12/22/10 In 43 BC, over 2,000 years ago, warring consuls Antony, Lepidus, and Octavian were duking it out with each other over control of Rome following Julius Caesar’s assassination the prior March.
Each had legions at his disposal, and Rome’s terrified Senate sat on its hands waiting for the outcome. Ultimately, the three men chose to unite their powers and rule Rome together in what became known as the Second Triumvirate. This body was established by a law named Lex Titia in 43 BC.
The foundation of the Second Triumvirate is of tremendous historical importance: As the group wielded dictatorial powers, it represented the final nail in the coffin in Rome’s transition from republic to malignant autocracy.
The Second Triumvirate expired after 10 years, upon which Octavian waged war on his partners once again, resulting in Mark Antony’s famed suicide with Cleopatra in 31 BC. Octavian was eventually rewarded with nearly supreme power, and he is generally regarded as Rome’s first emperor.
Things only got worse from there. Tiberius, Octavian’s successor, was a paranoid deviant with a lust for executions. He spent the last decade of his reign completely detached from Rome, living in Capri.
Following Tiberius was Caligula, infamous for his moral depravity and insanity. According to Roman historians Suetonius and Cassius Dio, Caligula would send his legions on pointless marches and turned his palace into a bordello of such repute that it inspired the 1979 porno film named for him.
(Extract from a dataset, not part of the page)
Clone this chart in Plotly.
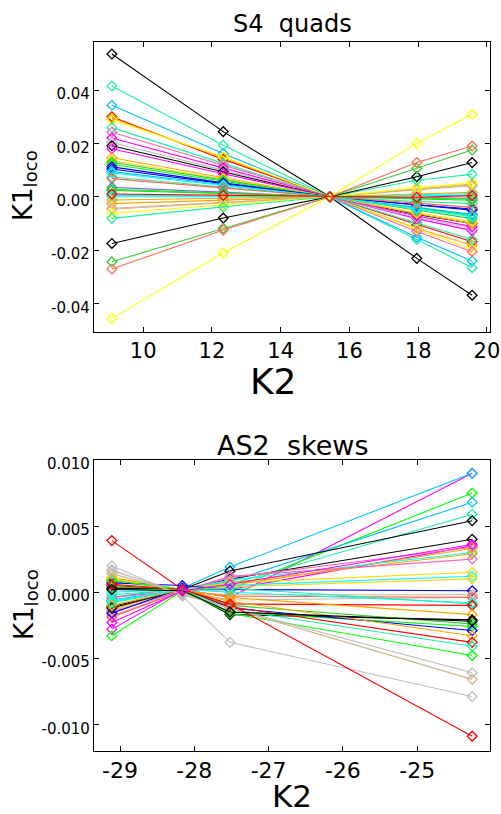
import plotly.graph_objects as go

# ---------------- data: top panel (S4 quads) ----------------
k2_top = [9.09, 12.33, 15.43, 17.96, 19.57]

top_colors = [
    "#000000", "#1EF0A0", "#00BFFF", "#FF0000", "#FFA500", "#FFFF00", "#1EF0A0", "#FF69B4",
    "#FF00FF", "#BEBEBE", "#000000", "#FF00FF", "#FFA500", "#FFD700", "#32CD32", "#00FF00",
    "#0000FF", "#0000FF", "#00BFFF", "#00FFFF", "#1EF0A0", "#FF6A50", "#7B68EE", "#00FF00",
    "#32CD32", "#00FFFF", "#00FFFF", "#FFA500", "#FFA500", "#D2B48C", "#D2B48C", "#FFFF00",
    "#1EF0A0", "#000000", "#32CD32", "#FF6A50", "#FFFF00", "#FF0000",
]

top_values = [
    [0.0535, 0.0244, 0.0000, -0.0231, -0.0369],
    [0.0415, 0.0193, 0.0000, -0.0160, -0.0266],
    [0.0343, 0.0162, 0.0000, -0.0152, -0.0241],
    [0.0300, 0.0140, 0.0000, -0.0105, -0.0169],
    [0.0294, 0.0146, 0.0000, -0.0118, -0.0182],
    [0.0288, 0.0150, 0.0000, -0.0122, -0.0198],
    [0.0259, 0.0125, 0.0000, -0.0097, -0.0160],
    [0.0242, 0.0118, 0.0000, -0.0130, -0.0206],
    [0.0220, 0.0108, 0.0000, -0.0082, -0.0127],
    [0.0203, 0.0098, 0.0000, -0.0078, -0.0118],
    [0.0191, 0.0094, 0.0000, -0.0066, -0.0100],
    [0.0180, 0.0086, 0.0000, -0.0072, -0.0112],
    [0.0146, 0.0070, 0.0000, -0.0064, -0.0100],
    [0.0136, 0.0066, 0.0000, -0.0060, -0.0094],
    [0.0129, 0.0062, 0.0000, -0.0050, -0.0082],
    [0.0122, 0.0058, 0.0000, -0.0044, -0.0070],
    [0.0112, 0.0052, 0.0000, -0.0032, -0.0050],
    [0.0104, 0.0049, 0.0000, -0.0030, -0.0046],
    [0.0094, 0.0045, 0.0000, -0.0040, -0.0066],
    [0.0089, 0.0042, 0.0000, -0.0046, -0.0075],
    [0.0074, 0.0035, 0.0000, -0.0018, -0.0026],
    [0.0068, 0.0032, 0.0000, -0.0024, -0.0040],
    [0.0035, 0.0017, 0.0000, -0.0003, -0.0006],
    [0.0028, 0.0013, 0.0000, -0.0005, -0.0009],
    [0.0024, 0.0011, 0.0000, -0.0008, -0.0013],
    [0.0005, 0.0003, 0.0000, 0.0004, 0.0006],
    [0.0000, 0.0000, 0.0000, 0.0008, 0.0012],
    [-0.0012, -0.0006, 0.0000, 0.0010, 0.0017],
    [-0.0026, -0.0012, 0.0000, 0.0028, 0.0048],
    [-0.0043, -0.0021, 0.0000, 0.0026, 0.0040],
    [-0.0047, -0.0023, 0.0000, 0.0030, 0.0045],
    [-0.0062, -0.0030, 0.0000, 0.0034, 0.0052],
    [-0.0081, -0.0038, 0.0000, 0.0062, 0.0084],
    [-0.0175, -0.0080, 0.0000, 0.0075, 0.0128],
    [-0.0244, -0.0118, 0.0000, 0.0107, 0.0175],
    [-0.0271, -0.0125, 0.0000, 0.0128, 0.0190],
    [-0.0456, -0.0210, 0.0000, 0.0200, 0.0309],
    [0.0010, 0.0005, 0.0000, -0.0002, 0.0004],
]

# ---------------- data: bottom panel (AS2 skews) ----------------
k2_bot = [-29.11, -28.16, -27.52, -24.26]

bot_colors = [
    "#FF00FF", "#00BFFF", "#00FF00", "#00BFFF", "#1EF0A0", "#000000", "#000000", "#FF00FF",
    "#FF69B4", "#FFA500", "#00FFFF", "#FFA500", "#FF69B4", "#FFD700", "#00FFFF", "#FFD700",
    "#0000FF", "#D2B48C", "#BEBEBE", "#FF6A50", "#00FFFF", "#1EF0A0", "#FF0000", "#FFA500",
    "#000000", "#32CD32", "#00FF00", "#0000FF", "#FFA500", "#FF0000", "#1EF0A0", "#00FF00",
    "#BEBEBE", "#D2B48C", "#BEBEBE", "#FF0000", "#000000", "#FF00FF",
]

bot_values = [
    [-0.0028, 0.0002, -0.0004, 0.0090],
    [-0.0004, 0.0003, 0.0019, 0.0090],
    [0.0004, 0.0002, 0.0002, 0.0075],
    [-0.0006, 0.0002, 0.0008, 0.0068],
    [0.0008, 0.0002, 0.0006, 0.0059],
    [0.0003, 0.0002, 0.0016, 0.0054],
    [-0.0011, 0.0002, 0.0010, 0.0040],
    [-0.0015, 0.0001, 0.0002, 0.0035],
    [-0.0018, 0.0001, 0.0011, 0.0034],
    [-0.0013, 0.0002, 0.0005, 0.0033],
    [-0.0007, 0.0002, 0.0009, 0.0030],
    [0.0011, 0.0002, 0.0007, 0.0029],
    [-0.0004, 0.0001, 0.0012, 0.0025],
    [0.0010, 0.0002, 0.0007, 0.0015],
    [0.0000, 0.0002, 0.0005, 0.0012],
    [-0.0012, 0.0002, 0.0004, 0.0010],
    [0.0007, 0.0005, 0.0002, 0.0001],
    [-0.0014, 0.0000, -0.0002, -0.0002],
    [0.0016, 0.0000, -0.0006, -0.0004],
    [-0.0019, 0.0001, -0.0003, -0.0004],
    [-0.0007, 0.0002, 0.0000, -0.0008],
    [-0.0002, 0.0002, 0.0003, -0.0009],
    [0.0006, 0.0002, -0.0009, -0.0010],
    [0.0009, 0.0002, -0.0004, -0.0017],
    [-0.0012, 0.0002, -0.0017, -0.0021],
    [0.0002, 0.0002, -0.0010, -0.0024],
    [0.0009, 0.0002, -0.0015, -0.0026],
    [-0.0016, 0.0003, -0.0012, -0.0029],
    [-0.0010, 0.0002, -0.0007, -0.0033],
    [0.0005, 0.0002, -0.0011, -0.0038],
    [-0.0008, 0.0002, -0.0013, -0.0041],
    [-0.0033, 0.0001, -0.0016, -0.0048],
    [0.0017, -0.0002, -0.0012, -0.0061],
    [0.0014, -0.0001, -0.0012, -0.0066],
    [0.0020, -0.0003, -0.0038, -0.0079],
    [0.0039, 0.0002, -0.0009, -0.0109],
    [0.0002, 0.0001, -0.0015, -0.0022],
    [-0.0023, 0.0001, 0.0006, 0.0036],
]

# ---------------- tick labels ----------------
top_xticks = [10, 12, 14, 16, 18, 20]
top_yticks = [-0.04, -0.02, 0.0, 0.02, 0.04]
top_yticktext = ["-0.04", "-0.02", "0.00", "0.02", "0.04"]
bot_xticks = [-29, -28, -27, -26, -25]
bot_xticktext = ["-29", "-28", "-27", "-26", "-25"]
bot_yticks = [-0.010, -0.005, 0.0, 0.005, 0.010]
bot_yticktext = ["-0.010", "-0.005", "0.000", "0.005", "0.010"]

FONT = "DejaVu Sans"
W, H = 501, 814


def px(x):
    return x / W


def py(y):
    return 1 - y / H


fig = go.Figure()

for col, vals in zip(top_colors, top_values):
    fig.add_trace(go.Scatter(
        x=k2_top, y=vals, mode="lines+markers", xaxis="x", yaxis="y",
        line=dict(color=col, width=1.1),
        marker=dict(symbol="diamond-open", size=7.5, color=col, line=dict(width=1.3, color=col)),
        showlegend=False, hoverinfo="skip"))

for col, vals in zip(bot_colors, bot_values):
    fig.add_trace(go.Scatter(
        x=k2_bot, y=vals, mode="lines+markers", xaxis="x2", yaxis="y2",
        line=dict(color=col, width=1.1),
        marker=dict(symbol="diamond-open", size=7.5, color=col, line=dict(width=1.3, color=col)),
        showlegend=False, hoverinfo="skip"))

axis_common = dict(
    showline=True, linecolor="black", linewidth=1.3, mirror="ticks",
    ticks="inside", ticklen=5, tickwidth=1.2, tickcolor="black",
    showgrid=False, zeroline=False, automargin=False,
)

xdom = [px(94), px(490)]

fig.update_layout(
    width=W, height=H,
    margin=dict(l=0, r=0, t=0, b=0),
    paper_bgcolor="white", plot_bgcolor="white",
    font=dict(family=FONT, color="black"),
    xaxis=dict(domain=xdom, anchor="y", range=[8.57, 20.09],
               tickvals=top_xticks, tickfont=dict(size=21), **axis_common),
    yaxis=dict(domain=[py(332), py(42)], anchor="x", range=[-0.0507, 0.058],
               tickvals=top_yticks, ticktext=top_yticktext, tickfont=dict(size=15),
               ticklabelshift=4, **axis_common),
    xaxis2=dict(domain=xdom, anchor="y2", range=[-29.35, -24.02],
                tickvals=bot_xticks, ticktext=bot_xticktext, tickfont=dict(size=22), **axis_common),
    yaxis2=dict(domain=[py(750.7), py(460)], anchor="x2", range=[-0.0120, 0.0100],
                tickvals=bot_yticks, ticktext=bot_yticktext, tickfont=dict(size=15),
                ticklabelshift=4, **axis_common),
    annotations=[
        dict(text="S4  quads", x=px(292), y=py(24), xref="paper", yref="paper",
             showarrow=False, xanchor="center", yanchor="middle", font=dict(size=24)),
        dict(text="AS2  skews", x=px(292), y=py(445), xref="paper", yref="paper",
             showarrow=False, xanchor="center", yanchor="middle", font=dict(size=27)),
        dict(text="K2", x=px(273), y=py(381), xref="paper", yref="paper",
             showarrow=False, xanchor="center", yanchor="middle", font=dict(size=36)),
        dict(text="K2", x=px(292), y=py(796), xref="paper", yref="paper",
             showarrow=False, xanchor="center", yanchor="middle", font=dict(size=31)),
        dict(text="K1<sub>loco</sub>", x=px(25), y=py(186), xref="paper", yref="paper",
             showarrow=False, xanchor="center", yanchor="middle", textangle=-90, font=dict(size=26)),
        dict(text="K1<sub>loco</sub>", x=px(25), y=py(605), xref="paper", yref="paper",
             showarrow=False, xanchor="center", yanchor="middle", textangle=-90, font=dict(size=26)),
    ],
)

fig.write_html(
    "out.html",
    config={"displayModeBar": False},
    post_script="document.body.style.margin='0';document.body.style.overflow='hidden';",
)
Caligula was followed by Claudius, a stammering, slobbering, confused man as described by his contemporaries. Then there was Nero, who not only managed to burn down his city, but was also the first emperor to debase the value of Rome’s currency.
You know the rest of the story – Romans watched their leadership and country get worse and worse.
All along the way, there were two types of people: The first group was folks that figured, “This has GOT to be the bottom; it can only get better from here.” Their patriotism was rewarded with reduced civil liberties, higher taxes, insane despots, and a debased currency.
The other group consisted of people who looked at the warning signs and thought, “I have to get out of here.” They followed their instincts and moved on to other places where they could build their lives, survive, and prosper.
I’m raising this point because I’d like to open a debate. Some consider the latter idea of expatriating to be akin to ‘running away.’ I recall a rather impassioned comment from a reader who suggested, “leaving, i.e. running away, is certainly not the proper response.”